The Next Sentence
What is an Essay?
Essays are various. What you are reading, for example, is an essay. But, wait, where's the thesis statement? There's supposed to be a thesis statement in the first paragraph!
Sorry, not this time -- but it's still an essay. Why? Because I say so, and I say so with an authority that can be found in the word itself: essay, from the French essayer "to try." That's where to begin.
Essay: a try, a shot.
Does this means that if I want to write an essay, all I have to do is to try to write an essay and, bingo, it's an essay? Yes, it does. Of course, it might be a very bad essay. But it was a shot. And it could be a very good essay and still not look anything like the over-hyped model essay in the SAT prep book with its five sacred paragraphs, its obligatory thesis statement and topic sentences and frog-marched transitions. That puppy is 0nly an idealized version of just one of many kinds of essays. Many, many kinds of essays.
To illustrate: In 1972, NASA sent the Pioneer 10 space probe on its way to Aldebaran, a giant aging star around 65 light years away. With the probe went a selection of images of earthly stuff NASA figured Al and Debara might want to see. Among the schematized images of our solar system and a hydrogen atom, was (is?) a line engraving of a human couple, both 30-something, buff, naked, and likely Norwegian. These two guys are like that five-paragraph essay. True, they are human but they don't look anything like Little Richard or Mother Teresa or Albert Einstein or your grandmother or your baby sister, who are all far more interesting than these two cut-out jokers. So, yes, the SAT essay is a "cut-out" essay, but it's only a pale and remote representation of what an essay can be.
Essays are like people: slippery, polymorphous, and diverse. So mess around. Take shots, essayez, try. Most tries in the real world do fall short. But if you don't go at it from the start with a kind of playful, tentative, let's-see-what's-gonna-happen-here attitude, chances are you will make something more like a contract, a papal encyclical, or an accident report, something no one will much want to read. The essay is bigger than all of this. It can come in all shapes, sizes, and styles. And your five-paragraph English class essay is just one idealized shape. In fact, it's a shape you will probably never see again after your freshman English class in college.

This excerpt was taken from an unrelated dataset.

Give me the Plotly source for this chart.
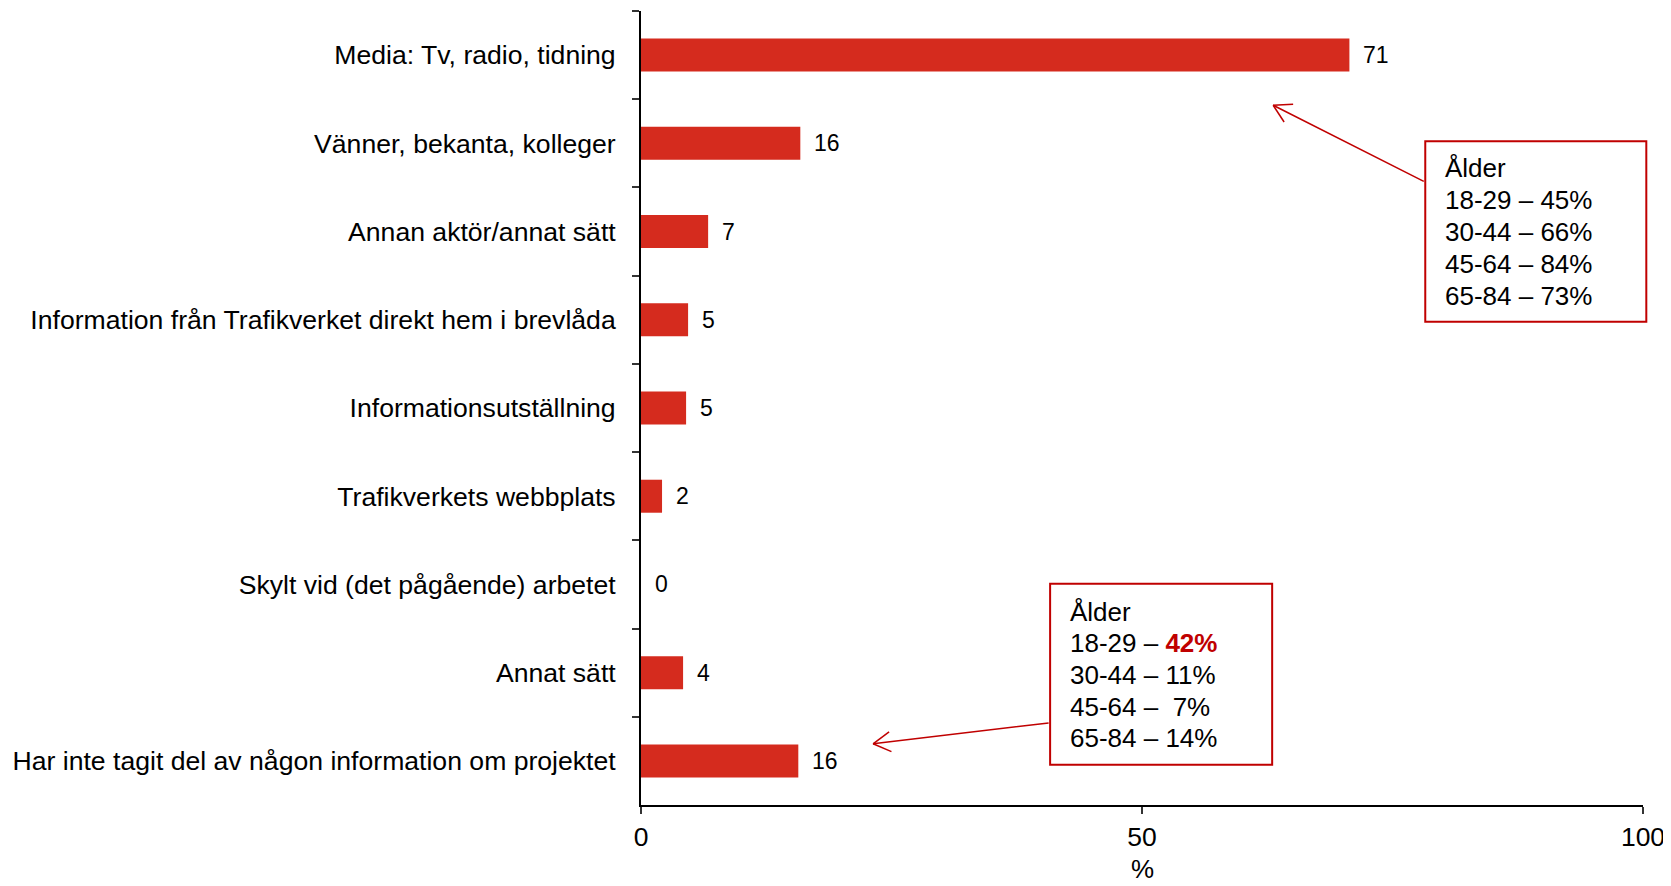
import numpy as np
import plotly.graph_objects as go

categories = [
    "Media: Tv, radio, tidning",
    "Vänner, bekanta, kolleger",
    "Annan aktör/annat sätt",
    "Information från Trafikverket direkt hem i brevlåda",
    "Informationsutställning",
    "Trafikverkets webbplats",
    "Skylt vid (det pågående) arbetet",
    "Annat sätt",
    "Har inte tagit del av någon information om projektet",
]
values = [70.7, 15.9, 6.7, 4.7, 4.5, 2.1, 0.0, 4.2, 15.7]
value_labels = ["71", "16", "7", "5", "5", "2", "0", "4", "16"]
x_ticks = [0, 50, 100]
x_title = "%"

box1_lines = ["Ålder", "18-29 – 45%", "30-44 – 66%", "45-64 – 84%", "65-84 – 73%"]
box2_lines = ["Ålder", "18-29 – <span style='color:#C00000'><b>42%</b></span>",
              "30-44 – 11%", "45-64 –\u00a0 7%", "65-84 – 14%"]

FONT = "Liberation Sans, Arial, sans-serif"
BAR = "#D52B1E"
DARKRED = "#C00000"

# figure geometry (page body adds an 8px offset)
W, H = 1663, 878
ML, MR, MT, MB = 633, 28, 3, 81
PW, PH = W - ML - MR, H - MT - MB

fig = go.Figure()
fig.add_trace(go.Bar(
    x=values, y=categories, orientation="h",
    marker=dict(color=BAR, line=dict(width=0)),
    hoverinfo="skip",
))

annotations = []
for v, lab, cat in zip(values, value_labels, categories):
    annotations.append(dict(
        x=v, y=cat, xref="x", yref="y", text=lab, showarrow=False,
        xanchor="left", yanchor="middle", xshift=12,
        font=dict(family=FONT, size=23, color="black"),
    ))

# x-axis title placed below the tick labels
annotations.append(dict(
    x=0.5, y=0, xref="x domain", yref="y domain", text=x_title, showarrow=False,
    xanchor="center", yanchor="middle", yshift=-64,
    font=dict(family=FONT, size=26, color="black"),
))

# box texts, one annotation per line
box1_x, box1_ys = 0.8006, [0.8020, 0.7614, 0.7211, 0.6808, 0.6406]
box2_x, box2_ys = 0.4263, [0.2429, 0.2039, 0.1640, 0.1236, 0.0846]
for lines, bx, bys in [(box1_lines, box1_x, box1_ys), (box2_lines, box2_x, box2_ys)]:
    for line, by in zip(lines, bys):
        annotations.append(dict(
            x=bx, y=by, xref="x domain", yref="y domain",
            text=line, showarrow=False, align="left",
            xanchor="left", yanchor="middle",
            font=dict(family=FONT, size=26, color="black"),
        ))

shapes = [
    dict(type="rect", xref="x domain", yref="y domain",
         x0=0.7827, x1=1.0033, y0=0.6086, y1=0.8360,
         line=dict(color=DARKRED, width=2), fillcolor="white", layer="above"),
    dict(type="rect", xref="x domain", yref="y domain",
         x0=0.4083, x1=0.6299, y0=0.0507, y1=0.2785,
         line=dict(color=DARKRED, width=2), fillcolor="white", layer="above"),
]

# arrows: shaft via annotation, open head via two thin lines
arrows = [(0.6309, 0.8813, 0.7827, 0.7844), (0.2316, 0.0771, 0.4083, 0.1036)]
for (tx, ty, sx, sy) in arrows:
    annotations.append(dict(
        x=tx, y=ty, xref="x domain", yref="y domain",
        ax=sx, ay=sy, axref="x domain", ayref="y domain",
        text="", showarrow=True, arrowhead=0, arrowwidth=1.5,
        arrowcolor=DARKRED, standoff=0, startstandoff=0,
    ))
    back = np.array([(sx - tx) * PW, (sy - ty) * PH])
    back = back / np.linalg.norm(back)
    for ang in (np.radians(30), -np.radians(30)):
        rot = np.array([[np.cos(ang), -np.sin(ang)], [np.sin(ang), np.cos(ang)]])
        d = rot @ back * 20
        shapes.append(dict(
            type="line", xref="paper", yref="paper",
            xsizemode="pixel", ysizemode="pixel", xanchor=tx, yanchor=ty,
            x0=0, y0=0, x1=float(d[0]), y1=float(d[1]),
            line=dict(color=DARKRED, width=1.5), layer="above",
        ))

fig.update_layout(
    width=W, height=H,
    margin=dict(l=ML, r=MR, t=MT, b=MB, autoexpand=False),
    plot_bgcolor="white", paper_bgcolor="white",
    showlegend=False, bargap=0.626,
    annotations=annotations, shapes=shapes,
    font=dict(family=FONT, size=26, color="black"),
)
fig.update_xaxes(
    range=[0, 100], tickvals=x_ticks, ticktext=[str(t) for t in x_ticks],
    showgrid=False, zeroline=False, automargin=False, ticklabeloverflow="allow",
    showline=True, linecolor="black", linewidth=2,
    ticks="outside", ticklen=7, tickwidth=1.5, tickcolor="#333333",
    tickfont=dict(family=FONT, size=26.5, color="black"),
)
fig.update_yaxes(
    type="category", categoryorder="array", categoryarray=categories,
    range=[len(categories) - 0.5, -0.5],
    showgrid=False, zeroline=False, automargin=False,
    showline=True, linecolor="black", linewidth=2,
    ticks="outside", tickson="boundaries", ticklen=7, tickwidth=1.5, tickcolor="#333333",
    tickfont=dict(family=FONT, size=26.6, color="black"),
    ticklabelstandoff=18,
)

fig.write_html("out.html")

The Essay as a Rhetorical Form
Despite all its wily shape-shifting, the essay is still an identifiable form of prose, which is to say it is a particular kind of writing that stands apart from other kinds of writing like, say, novels or sonnets or letters or instruction manuals or musical comedies. But there is a deal of wiggle room around the question of what is and what isn’t an essay.

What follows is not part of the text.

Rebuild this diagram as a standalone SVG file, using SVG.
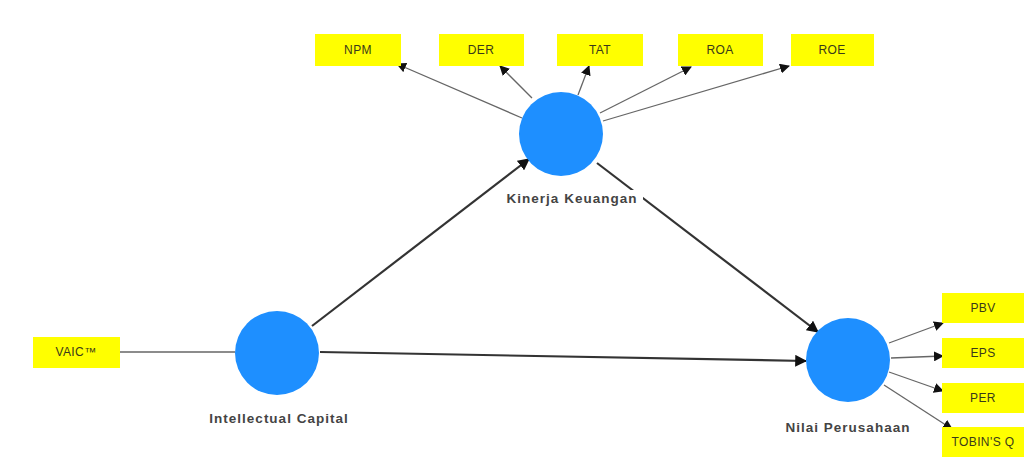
<svg xmlns="http://www.w3.org/2000/svg" width="1024" height="457" viewBox="0 0 1024 457">
<style>
.box{fill:#ffff00;}
.bt{font-family:"Liberation Sans",Arial,sans-serif;font-size:12px;letter-spacing:0.4px;fill:#3a3a1a;text-anchor:middle;}
.lv{fill:#1e8fff;}
.lt{font-family:"Liberation Sans",Arial,sans-serif;font-size:13.5px;letter-spacing:1px;font-weight:bold;fill:#444;text-anchor:middle;}
.ind{stroke:#666;stroke-width:1.3;fill:none;}
.str{stroke:#333;stroke-width:2.2;fill:none;}
</style>
<defs>
<marker id="ah" viewBox="0 0 10 10" refX="9" refY="5" markerWidth="10" markerHeight="10" markerUnits="userSpaceOnUse" orient="auto"><path d="M0,0 L10,5 L0,10 z" fill="#111"/></marker>
<marker id="ah2" viewBox="0 0 10 10" refX="9" refY="5" markerWidth="12" markerHeight="12" markerUnits="userSpaceOnUse" orient="auto"><path d="M0,0 L10,5 L0,10 z" fill="#111"/></marker>
</defs>
<g id="connectors">
<line class="ind" x1="522" y1="118" x2="397" y2="64" marker-end="url(#ah)"/>
<line class="ind" x1="532" y1="98" x2="500" y2="66" marker-end="url(#ah)"/>
<line class="ind" x1="578" y1="95" x2="589" y2="66" marker-end="url(#ah)"/>
<line class="ind" x1="600" y1="113" x2="691" y2="67" marker-end="url(#ah)"/>
<line class="ind" x1="603" y1="121" x2="789" y2="66" marker-end="url(#ah)"/>
<line class="ind" x1="120" y1="352" x2="235" y2="352"/>
<line class="str" x1="312" y1="326" x2="529" y2="159" marker-end="url(#ah2)"/>
<line class="str" x1="597" y1="163" x2="818" y2="332" marker-end="url(#ah2)"/>
<line class="str" x1="320" y1="352" x2="806" y2="361" marker-end="url(#ah2)"/>
<line class="ind" x1="889" y1="343" x2="943" y2="323" marker-end="url(#ah)"/>
<line class="ind" x1="891" y1="358" x2="943" y2="356" marker-end="url(#ah)"/>
<line class="ind" x1="889" y1="372" x2="943" y2="391" marker-end="url(#ah)"/>
<line class="ind" x1="884" y1="385" x2="952" y2="429" marker-end="url(#ah)"/>
</g>
<g id="NPM"><rect class="box" x="315" y="34" width="86" height="32"/><text class="bt" x="358" y="54">NPM</text></g>
<g id="DER"><rect class="box" x="439" y="34" width="85" height="32"/><text class="bt" x="481" y="54">DER</text></g>
<g id="TAT"><rect class="box" x="557" y="34" width="86" height="32"/><text class="bt" x="600" y="54">TAT</text></g>
<g id="ROA"><rect class="box" x="678" y="34" width="85" height="32"/><text class="bt" x="720" y="54">ROA</text></g>
<g id="ROE"><rect class="box" x="791" y="34" width="83" height="32"/><text class="bt" x="832" y="54">ROE</text></g>
<g id="VAIC"><rect class="box" x="33" y="337" width="87" height="31"/><text class="bt" x="76" y="356">VAIC™</text></g>
<g id="PBV"><rect class="box" x="942" y="293" width="82" height="30"/><text class="bt" x="983" y="312">PBV</text></g>
<g id="EPS"><rect class="box" x="942" y="338" width="82" height="30"/><text class="bt" x="983" y="357">EPS</text></g>
<g id="PER"><rect class="box" x="942" y="383" width="82" height="30"/><text class="bt" x="983" y="402">PER</text></g>
<g id="TOBINSQ"><rect class="box" x="942" y="427" width="82" height="30"/><text class="bt" x="983" y="446">TOBIN'S Q</text></g>
<g id="KinerjaKeuangan"><circle class="lv" cx="561" cy="134" r="42"/><rect x="503" y="190" width="140" height="17" fill="#fff"/><text class="lt" x="572" y="203">Kinerja Keuangan</text></g>
<g id="IntellectualCapital"><circle class="lv" cx="277" cy="353" r="42"/><text class="lt" x="279" y="423">Intellectual Capital</text></g>
<g id="NilaiPerusahaan"><circle class="lv" cx="848" cy="360" r="42"/><text class="lt" x="848" y="432">Nilai Perusahaan</text></g>
</svg>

Take manifestoes. A good manifesto could be an essay. For example, the famous letter Martin Luther King, Jr. wrote mostly while he was detained in a Birmingham jail is widely repackaged as an essay, but it takes the form of a letter and arguably a manifesto.

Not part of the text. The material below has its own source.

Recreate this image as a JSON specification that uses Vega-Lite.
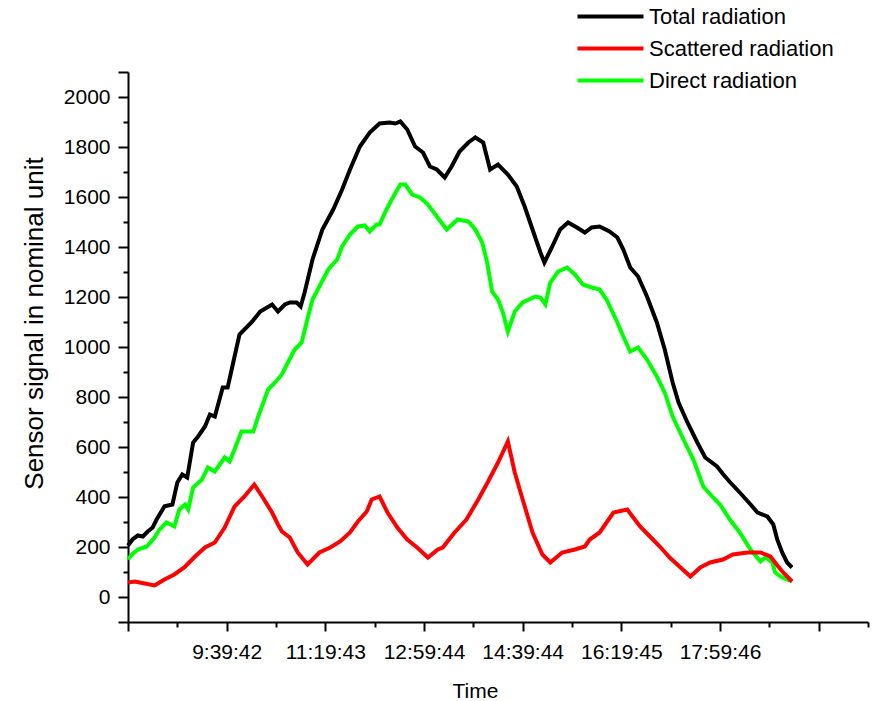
{
  "$schema": "https://vega.github.io/schema/vega-lite/v6.json",
  "width": 740,
  "height": 550,
  "autosize": "none",
  "padding": {"left": 128, "top": 72, "right": 8, "bottom": 79},
  "background": "white",
  "config": {
    "view": {"stroke": null},
    "font": "Liberation Sans",
    "axis": {
      "grid": false,
      "domainColor": "#000000",
      "domainWidth": 2,
      "tickColor": "#000000",
      "tickWidth": 2,
      "labelColor": "#000000",
      "labelFont": "Liberation Sans",
      "labelFontSize": 21,
      "titleColor": "#000000",
      "titleFont": "Liberation Sans",
      "titleFontWeight": "normal"
    }
  },
  "datasets": {
    "total": [
      {"t": 0, "v": 206}, {"t": 5, "v": 232}, {"t": 10, "v": 246}, {"t": 15, "v": 242}, {"t": 20, "v": 262},
      {"t": 25, "v": 278}, {"t": 29, "v": 310}, {"t": 37, "v": 363}, {"t": 45, "v": 370}, {"t": 50, "v": 458},
      {"t": 55, "v": 490}, {"t": 60, "v": 478}, {"t": 66, "v": 618}, {"t": 71, "v": 642}, {"t": 78, "v": 682},
      {"t": 83, "v": 730}, {"t": 88, "v": 722}, {"t": 96, "v": 838}, {"t": 101, "v": 838}, {"t": 108, "v": 962},
      {"t": 113, "v": 1050}, {"t": 126, "v": 1102}, {"t": 134, "v": 1142}, {"t": 146, "v": 1170}, {"t": 152, "v": 1142},
      {"t": 159, "v": 1170}, {"t": 164, "v": 1178}, {"t": 171, "v": 1178}, {"t": 175, "v": 1162}, {"t": 179, "v": 1218},
      {"t": 187, "v": 1350}, {"t": 197, "v": 1470}, {"t": 208, "v": 1550}, {"t": 217, "v": 1630}, {"t": 225, "v": 1710},
      {"t": 235, "v": 1802}, {"t": 245, "v": 1858}, {"t": 255, "v": 1894}, {"t": 265, "v": 1898}, {"t": 271, "v": 1894},
      {"t": 276, "v": 1902}, {"t": 283, "v": 1870}, {"t": 291, "v": 1802}, {"t": 299, "v": 1778}, {"t": 306, "v": 1722},
      {"t": 313, "v": 1710}, {"t": 321, "v": 1678}, {"t": 328, "v": 1722}, {"t": 336, "v": 1782}, {"t": 345, "v": 1818},
      {"t": 352, "v": 1838}, {"t": 360, "v": 1818}, {"t": 367, "v": 1710}, {"t": 375, "v": 1730}, {"t": 385, "v": 1690},
      {"t": 394, "v": 1642}, {"t": 402, "v": 1562}, {"t": 410, "v": 1470}, {"t": 418, "v": 1378}, {"t": 422, "v": 1338},
      {"t": 430, "v": 1402}, {"t": 438, "v": 1470}, {"t": 446, "v": 1498}, {"t": 455, "v": 1478}, {"t": 463, "v": 1458},
      {"t": 470, "v": 1478}, {"t": 478, "v": 1482}, {"t": 488, "v": 1462}, {"t": 496, "v": 1438}, {"t": 502, "v": 1390},
      {"t": 509, "v": 1318}, {"t": 517, "v": 1282}, {"t": 526, "v": 1202}, {"t": 536, "v": 1098}, {"t": 544, "v": 990},
      {"t": 552, "v": 858}, {"t": 558, "v": 778}, {"t": 567, "v": 698}, {"t": 577, "v": 618}, {"t": 585, "v": 558},
      {"t": 597, "v": 522}, {"t": 603, "v": 492}, {"t": 610, "v": 460}, {"t": 620, "v": 418}, {"t": 631, "v": 370},
      {"t": 638, "v": 338}, {"t": 648, "v": 322}, {"t": 654, "v": 290}, {"t": 658, "v": 230}, {"t": 663, "v": 178},
      {"t": 668, "v": 138}, {"t": 673, "v": 118}
    ],
    "scattered": [
      {"t": 0, "v": 58}, {"t": 7, "v": 62}, {"t": 17, "v": 54}, {"t": 27, "v": 46}, {"t": 37, "v": 70},
      {"t": 47, "v": 90}, {"t": 57, "v": 118}, {"t": 68, "v": 162}, {"t": 78, "v": 198}, {"t": 88, "v": 218},
      {"t": 98, "v": 278}, {"t": 108, "v": 362}, {"t": 118, "v": 402}, {"t": 128, "v": 450}, {"t": 136, "v": 402},
      {"t": 146, "v": 338}, {"t": 152, "v": 290}, {"t": 156, "v": 262}, {"t": 164, "v": 238}, {"t": 172, "v": 178},
      {"t": 182, "v": 130}, {"t": 194, "v": 178}, {"t": 205, "v": 198}, {"t": 215, "v": 222}, {"t": 225, "v": 258},
      {"t": 233, "v": 302}, {"t": 242, "v": 342}, {"t": 247, "v": 390}, {"t": 255, "v": 402}, {"t": 263, "v": 338},
      {"t": 273, "v": 278}, {"t": 283, "v": 230}, {"t": 293, "v": 198}, {"t": 304, "v": 158}, {"t": 314, "v": 190},
      {"t": 319, "v": 198}, {"t": 331, "v": 258}, {"t": 343, "v": 310}, {"t": 355, "v": 390}, {"t": 365, "v": 462},
      {"t": 375, "v": 538}, {"t": 385, "v": 622}, {"t": 392, "v": 498}, {"t": 400, "v": 390}, {"t": 410, "v": 258},
      {"t": 420, "v": 170}, {"t": 428, "v": 138}, {"t": 440, "v": 178}, {"t": 453, "v": 190}, {"t": 463, "v": 202},
      {"t": 468, "v": 230}, {"t": 478, "v": 258}, {"t": 492, "v": 338}, {"t": 506, "v": 350}, {"t": 519, "v": 282},
      {"t": 529, "v": 242}, {"t": 539, "v": 202}, {"t": 549, "v": 158}, {"t": 560, "v": 118}, {"t": 570, "v": 82},
      {"t": 580, "v": 118}, {"t": 590, "v": 138}, {"t": 603, "v": 150}, {"t": 613, "v": 170}, {"t": 628, "v": 178},
      {"t": 641, "v": 178}, {"t": 651, "v": 162}, {"t": 659, "v": 122}, {"t": 664, "v": 98}, {"t": 673, "v": 62}
    ],
    "direct": [
      {"t": 0, "v": 150}, {"t": 4, "v": 170}, {"t": 10, "v": 190}, {"t": 19, "v": 202}, {"t": 27, "v": 238},
      {"t": 32, "v": 270}, {"t": 39, "v": 298}, {"t": 47, "v": 282}, {"t": 52, "v": 350}, {"t": 58, "v": 370},
      {"t": 61, "v": 350}, {"t": 66, "v": 438}, {"t": 75, "v": 470}, {"t": 81, "v": 518}, {"t": 88, "v": 502},
      {"t": 98, "v": 558}, {"t": 103, "v": 542}, {"t": 108, "v": 590}, {"t": 115, "v": 662}, {"t": 127, "v": 662},
      {"t": 132, "v": 722}, {"t": 142, "v": 830}, {"t": 149, "v": 858}, {"t": 156, "v": 890}, {"t": 161, "v": 930},
      {"t": 169, "v": 990}, {"t": 176, "v": 1018}, {"t": 181, "v": 1098}, {"t": 187, "v": 1190}, {"t": 194, "v": 1242},
      {"t": 203, "v": 1310}, {"t": 212, "v": 1350}, {"t": 217, "v": 1402}, {"t": 225, "v": 1450}, {"t": 233, "v": 1482},
      {"t": 240, "v": 1486}, {"t": 245, "v": 1462}, {"t": 252, "v": 1490}, {"t": 255, "v": 1490}, {"t": 262, "v": 1550},
      {"t": 269, "v": 1602}, {"t": 276, "v": 1650}, {"t": 281, "v": 1650}, {"t": 288, "v": 1610}, {"t": 296, "v": 1598},
      {"t": 304, "v": 1570}, {"t": 313, "v": 1522}, {"t": 323, "v": 1470}, {"t": 334, "v": 1510}, {"t": 345, "v": 1502},
      {"t": 352, "v": 1470}, {"t": 359, "v": 1418}, {"t": 364, "v": 1338}, {"t": 369, "v": 1222}, {"t": 375, "v": 1190},
      {"t": 380, "v": 1138}, {"t": 385, "v": 1062}, {"t": 392, "v": 1142}, {"t": 400, "v": 1178}, {"t": 413, "v": 1202},
      {"t": 418, "v": 1198}, {"t": 423, "v": 1170}, {"t": 428, "v": 1258}, {"t": 436, "v": 1302}, {"t": 445, "v": 1318},
      {"t": 453, "v": 1290}, {"t": 461, "v": 1250}, {"t": 470, "v": 1238}, {"t": 478, "v": 1230}, {"t": 485, "v": 1190},
      {"t": 496, "v": 1098}, {"t": 502, "v": 1042}, {"t": 509, "v": 982}, {"t": 517, "v": 998}, {"t": 526, "v": 950},
      {"t": 536, "v": 882}, {"t": 544, "v": 818}, {"t": 552, "v": 722}, {"t": 563, "v": 630}, {"t": 573, "v": 550},
      {"t": 583, "v": 442}, {"t": 593, "v": 398}, {"t": 600, "v": 370}, {"t": 610, "v": 310}, {"t": 620, "v": 258},
      {"t": 631, "v": 190}, {"t": 641, "v": 142}, {"t": 646, "v": 158}, {"t": 653, "v": 138}, {"t": 656, "v": 98},
      {"t": 663, "v": 78}, {"t": 673, "v": 62}
    ]
  },
  "encoding": {
    "x": {
      "field": "t",
      "type": "quantitative",
      "scale": {"domain": [0, 750], "nice": false, "zero": false},
      "axis": {
        "title": "Time",
        "titleFontSize": 21,
        "titleX": 347,
        "titleY": 58,
        "titleBaseline": "top",
        "values": [0, 50, 100, 150, 200, 250, 300, 350, 400, 450, 500, 550, 600, 650, 700, 750],
        "tickSize": {"condition": {"test": "datum.value % 100 === 0", "value": 9}, "value": 5},
        "labelPadding": 10,
        "labelExpr": "datum.value === 100 ? '9:39:42' : datum.value === 200 ? '11:19:43' : datum.value === 300 ? '12:59:44' : datum.value === 400 ? '14:39:44' : datum.value === 500 ? '16:19:45' : datum.value === 600 ? '17:59:46' : ''",
        "labelFlush": false,
        "labelOverlap": false
      }
    },
    "y": {
      "field": "v",
      "type": "quantitative",
      "scale": {"domain": [-100, 2100], "nice": false, "zero": false},
      "axis": {
        "title": "Sensor signal in nominal unit",
        "titleFontSize": 26,
        "titlePadding": 16,
        "titleY": 251,
        "values": [-100, 0, 100, 200, 300, 400, 500, 600, 700, 800, 900, 1000, 1100, 1200, 1300, 1400, 1500, 1600, 1700, 1800, 1900, 2000, 2100],
        "format": "d",
        "tickSize": {"condition": {"test": "datum.value % 200 === 0 || datum.value === -100 || datum.value === 2100", "value": 10}, "value": 5},
        "labelPadding": 8,
        "labelExpr": "datum.value >= 0 && datum.value <= 2000 && datum.value % 200 === 0 ? datum.label : ''",
        "labelFlush": false,
        "labelOverlap": false
      }
    },
    "color": {
      "type": "nominal",
      "scale": {
        "domain": ["Total radiation", "Scattered radiation", "Direct radiation"],
        "range": ["#000000", "#ff0000", "#00ff00"]
      },
      "legend": {
        "title": null,
        "orient": "none",
        "legendX": 464,
        "legendY": -74,
        "padding": 0,
        "symbolType": "M-2,0H2",
        "symbolSize": 1089,
        "symbolStrokeWidth": 4,
        "symbolFillColor": "transparent",
        "labelFontSize": 22,
        "labelFont": "Liberation Sans",
        "labelColor": "#000000",
        "labelLimit": 400,
        "labelOffset": 20,
        "rowPadding": 2
      }
    }
  },
  "layer": [
    {
      "data": {"name": "direct"},
      "mark": {"type": "line", "strokeWidth": 4, "interpolate": "linear"},
      "encoding": {"color": {"datum": "Direct radiation"}}
    },
    {
      "data": {"name": "scattered"},
      "mark": {"type": "line", "strokeWidth": 4, "interpolate": "linear"},
      "encoding": {"color": {"datum": "Scattered radiation"}}
    },
    {
      "data": {"name": "total"},
      "mark": {"type": "line", "strokeWidth": 4, "interpolate": "linear"},
      "encoding": {"color": {"datum": "Total radiation"}}
    }
  ]
}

Or what about The Communist Manifesto? It has some of the earmarks of an essay even though it is comprised almost entirely of a long list of declarative assertions like this one: The need of a constantly expanding market for its products chases the bourgeoisie over the entire surface of the globe. It must nestle everywhere, settle everywhere, establish connexions everywhere.
But Marx and Engels meant their manifesto to rouse a global population of readers to a bloody cause, a sort of call to arms in essay form. So while its prose style reads like a cross between a police report and a Dear John letter, the liveliness of its argument holds it together as an essay.
Personally, I can go just so far in tolerating things that are not intended as essays being called essays. I don’t like it when greedy publishing companies chop out excerpts of full-length books or novels and repackage them as “essays” for their textbooks. If Emerson wanted Chapter Six of Nature to be an essay he would have published it in The Dial as an essay. If Annie Dillard intended the chapter in An American Girlhood about her mother to be an essay, she would have said so, or published it in Harpers.
And that brings up one of my favorite thing about essays. They all begin as what are technically known as ephemera. Interesting word, ephemera. Comes from the Greek, ἐϕήμερος , lasting only for a day, (epi hemera) and used originally to describe short hot fevers and certain bugs like like mayflies or dayflies who see only one sunrise and one sunset. Essays originally appeared, and still mostly appear, as a form of journalism. Notice that the French word for "day" (jour) takes a bow here. Just one day: jour-nalism.
All of this leads to the point that essays, by and large, are written to be read on one day and used for filleting fish the next. Yet, we all know some essays survive their day and live on as immortal documents in collections and textbooks that serve as a sort literary life-support systems. So here's a takeaway contradiction: Don't write your essay as if you were writing an immortal document. Write it as a try, a stab, a shot at something. Go at it modestly. Picture it at the end of the day sinking into the garbage can spattered with fish guts. Do this and there's a chance that what you write may outlive tonight's trashcan cats.